TASK STATEMENT: Extract, in full, the lines below, beginning at the first and ending with the line that contains "const yTitle = 'Density';". Pictures do not belong in the copy.

SUPPLIED INFORMATION:

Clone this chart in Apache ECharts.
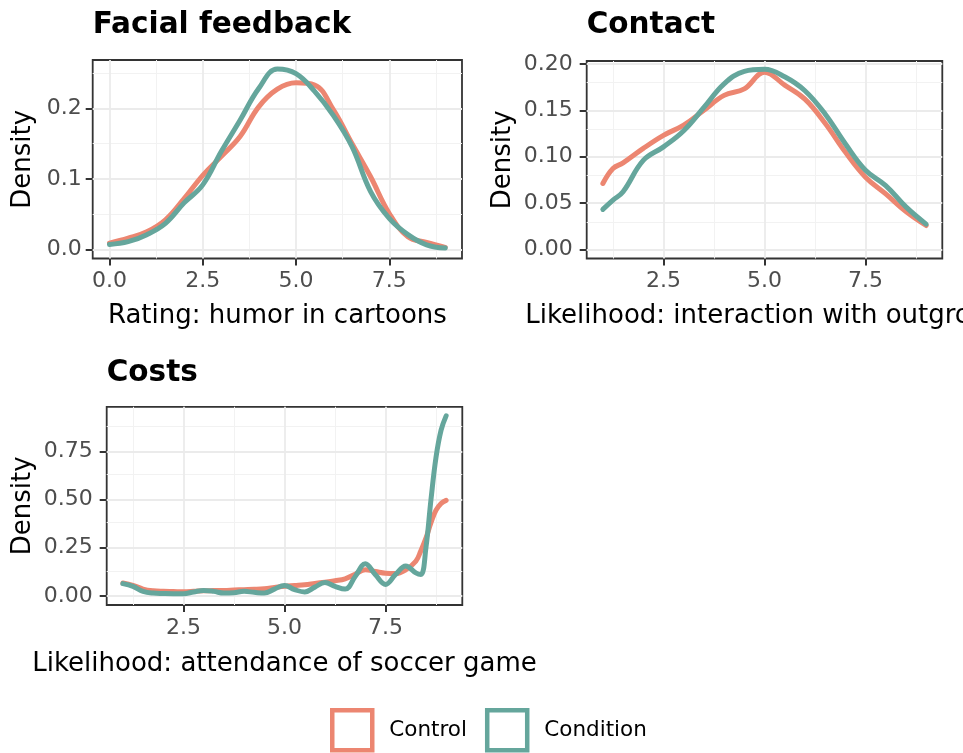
<!DOCTYPE html>
<html><head><meta charset="utf-8">
<script src="https://cdn.jsdelivr.net/npm/echarts@6/dist/echarts.min.js"></script>
<style>html,body{margin:0;padding:0;background:#fff}#c{width:963px;height:753px}</style>
</head><body><div id="c"></div>
<script>
// ---------- data ----------
const seriesNames = ['Control', 'Condition'];
const panelTitles = ['Facial feedback', 'Contact', 'Costs'];
const xTitles = ['Rating: humor in cartoons', 'Likelihood: interaction with outgroup', 'Likelihood: attendance of soccer game'];
const yTitle = 'Density';

// Facial feedback
const ffX = [0, 0.5, 1, 1.5, 2, 2.5, 3, 3.5, 4, 4.5, 5, 5.5, 6, 6.5, 7, 7.5, 8, 8.5, 9];
const ffControl = [0.009, 0.016, 0.025, 0.042, 0.072, 0.105, 0.132, 0.160, 0.202, 0.227, 0.236, 0.233, 0.198, 0.150, 0.103, 0.051, 0.018, 0.010, 0.003];
const ffCondition = [0.007, 0.011, 0.021, 0.037, 0.066, 0.0915, 0.139, 0.183, 0.228, 0.2556, 0.249, 0.224, 0.190, 0.146, 0.082, 0.044, 0.021, 0.0066, 0.002];

// Contact
const ctX = [1, 1.25, 1.5, 2, 2.5, 3, 3.5, 4, 4.5, 5, 5.5, 6, 6.5, 7, 7.5, 8, 8.5, 9];
const ctControl = [0.0712, 0.0873, 0.0934, 0.109, 0.123, 0.134, 0.150, 0.166, 0.173, 0.191, 0.177, 0.162, 0.136, 0.105, 0.078, 0.060, 0.041, 0.026];
const ctCondition = [0.0433, 0.0533, 0.0623, 0.096, 0.1106, 0.128, 0.153, 0.1785, 0.1918, 0.194, 0.186, 0.171, 0.146, 0.114, 0.0855, 0.069, 0.046, 0.0275];

// Costs
const csX = [1, 1.25, 1.5, 1.75, 2, 2.25, 2.5, 2.75, 3, 3.25, 3.5, 3.75, 4, 4.25, 4.5, 4.75, 5, 5.25, 5.5, 5.75, 6, 6.25, 6.5, 6.75, 7, 7.25, 7.5, 7.75, 8, 8.25, 8.375, 8.5, 8.625, 8.75, 8.875, 9];
const csControl = [0.067, 0.055, 0.036, 0.027, 0.024, 0.023, 0.022, 0.024, 0.027, 0.028, 0.029, 0.031, 0.033, 0.035, 0.038, 0.044, 0.050, 0.054, 0.058, 0.065, 0.072, 0.079, 0.089, 0.113, 0.136, 0.127, 0.118, 0.116, 0.136, 0.180, 0.235, 0.300, 0.380, 0.445, 0.480, 0.496];
const csCondition = [0.064, 0.050, 0.024, 0.015, 0.013, 0.012, 0.012, 0.021, 0.029, 0.024, 0.015, 0.017, 0.024, 0.019, 0.015, 0.036, 0.055, 0.033, 0.021, 0.046, 0.070, 0.050, 0.036, 0.101, 0.167, 0.110, 0.060, 0.112, 0.155, 0.120, 0.112, 0.250, 0.500, 0.720, 0.860, 0.934];

// tick labels
const ffXTicks = [0, 2.5, 5, 7.5];
const ffYTicks = [0, 0.1, 0.2];
const ctXTicks = [2.5, 5, 7.5];
const ctYTicks = [0, 0.05, 0.1, 0.15, 0.2];
const csXTicks = [2.5, 5, 7.5];
const csYTicks = [0, 0.25, 0.5, 0.75];

// ---------- styling / layout ----------
const FONT = 'DejaVu Sans';
const colors = ['#EC8671', '#65A69C'];
const panels = [
  { x: ffX, ys: [ffControl, ffCondition], xt: ffXTicks, yt: ffYTicks, yDec: 1,
    left: 92.7, top: 60, width: 369.3, height: 198.5, xMin: -0.45, xMax: 9.45, yMin: -0.0128, yMax: 0.2684,
    yMargin: 11, yNameX: 23.5, xNameGap: 45, titleLeft: 92.7, titleTop: 10.5 },
  { x: ctX, ys: [ctControl, ctCondition], xt: ctXTicks, yt: ctYTicks, yDec: 2,
    left: 586.7, top: 61, width: 355.6, height: 197.5, xMin: 0.6, xMax: 9.4, yMin: -0.0095, yMax: 0.203,
    yMargin: 14, yNameX: 503.5, xNameGap: 45, titleLeft: 586.7, titleTop: 10.5 },
  { x: csX, ys: [csControl, csCondition], xt: csXTicks, yt: csYTicks, yDec: 2,
    left: 106.7, top: 406.8, width: 355.6, height: 198.2, xMin: 0.6, xMax: 9.4, yMin: -0.0467, yMax: 0.981,
    yMargin: 14, yNameX: 23.5, xNameGap: 46, titleLeft: 106.7, titleTop: 358 }
];

function minors(ticks, lo, hi) {
  const step = ticks[1] - ticks[0];
  const out = [];
  ticks.forEach((t, i) => {
    out.push(t - step / 2);
    if (i === ticks.length - 1) out.push(t + step / 2);
  });
  return out.filter(v => v > lo && v < hi);
}

const grid = [], xAxis = [], yAxis = [], series = [], title = [], graphic = [];
const majorStyle = { color: '#EBEBEB', width: 1.8, type: 'solid' };
const minorStyle = { color: '#F2F2F2', width: 1.0, type: 'solid' };
const tickStyle = { color: '#333', width: 2 };

panels.forEach((p, i) => {
  grid.push({ left: p.left, top: p.top, width: p.width, height: p.height, show: true,
    borderColor: '#333333', borderWidth: 1.8, backgroundColor: 'transparent', containLabel: false });
  title.push({ text: panelTitles[i], left: p.titleLeft, top: p.titleTop, padding: 0,
    textStyle: { fontFamily: FONT, fontSize: 29.5, fontWeight: 'bold', color: '#000' } });
  xAxis.push({ type: 'value', gridIndex: i, min: p.xMin, max: p.xMax, position: 'bottom',
    axisLine: { show: false, onZero: false }, splitLine: { show: false },
    axisTick: { show: true, length: 7, customValues: p.xt, lineStyle: tickStyle },
    axisLabel: { customValues: p.xt, margin: 12, fontFamily: FONT, fontSize: 22, color: '#4D4D4D',
      formatter: v => Number(v).toFixed(1) } });
  yAxis.push({ type: 'value', gridIndex: i, min: p.yMin, max: p.yMax, position: 'left',
    axisLine: { show: false, onZero: false }, splitLine: { show: false },
    axisTick: { show: true, length: 7, customValues: p.yt, lineStyle: tickStyle },
    axisLabel: { customValues: p.yt, margin: p.yMargin, fontFamily: FONT, fontSize: 22, color: '#4D4D4D',
      formatter: v => Number(v).toFixed(p.yDec) } });
  // axis titles as free text (the x title of "Contact" runs past the page edge like the original)
  graphic.push({ type: 'text', x: p.left + p.width / 2, y: p.top + p.height + p.xNameGap, silent: true,
    style: { text: xTitles[i], fontFamily: FONT, fontSize: 26, fill: '#000', align: 'center', verticalAlign: 'top' } });
  graphic.push({ type: 'text', x: p.yNameX, y: p.top + p.height / 2, rotation: Math.PI / 2, silent: true,
    style: { text: yTitle, fontFamily: FONT, fontSize: 26, fill: '#000', align: 'center', verticalAlign: 'middle' } });

  const ml = [];
  minors(p.xt, p.xMin, p.xMax).forEach(v => ml.push({ xAxis: v, lineStyle: minorStyle }));
  minors(p.yt, p.yMin, p.yMax).forEach(v => ml.push({ yAxis: v, lineStyle: minorStyle }));
  p.xt.forEach(v => ml.push({ xAxis: v, lineStyle: majorStyle }));
  p.yt.forEach(v => ml.push({ yAxis: v, lineStyle: majorStyle }));
  series.push({ type: 'line', name: 'grid' + i, xAxisIndex: i, yAxisIndex: i, data: [], z: 1,
    silent: true,
    markLine: { z: 1, silent: true, symbol: 'none', label: { show: false }, animation: false, data: ml } });

  seriesNames.forEach((nm, k) => {
    series.push({ type: 'line', name: nm, xAxisIndex: i, yAxisIndex: i, z: 3 + k,
      data: p.x.map((xv, j) => [xv, p.ys[k][j]]),
      showSymbol: false, symbol: 'none', smooth: 0.4,
      color: colors[k],
      lineStyle: { width: 5, color: colors[k], cap: 'round', join: 'round' } });
  });
});

const chart = echarts.init(document.getElementById('c'), null, { renderer: 'canvas' });
chart.setOption({
  animation: false,
  backgroundColor: '#fff',
  title: title,
  graphic: graphic,
  grid: grid, xAxis: xAxis, yAxis: yAxis, series: series,
  legend: {
    data: seriesNames.map((nm, k) => ({ name: nm, icon: 'rect',
      itemStyle: { color: '#fff', borderColor: colors[k], borderWidth: 4.5 } })),
    left: 330, top: 708, itemWidth: 40, itemHeight: 40, itemGap: 18, padding: 0,
    selectedMode: false,
    textStyle: { fontFamily: FONT, fontSize: 21.5, color: '#000', padding: [0, 0, 0, 12] }
  }
});
</script>
</body></html>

FINAL ANSWER:
Clone this chart in Apache ECharts.
<!DOCTYPE html>
<html><head><meta charset="utf-8">
<script src="https://cdn.jsdelivr.net/npm/echarts@6/dist/echarts.min.js"></script>
<style>html,body{margin:0;padding:0;background:#fff}#c{width:963px;height:753px}</style>
</head><body><div id="c"></div>
<script>
// ---------- data ----------
const seriesNames = ['Control', 'Condition'];
const panelTitles = ['Facial feedback', 'Contact', 'Costs'];
const xTitles = ['Rating: humor in cartoons', 'Likelihood: interaction with outgroup', 'Likelihood: attendance of soccer game'];
const yTitle = 'Density';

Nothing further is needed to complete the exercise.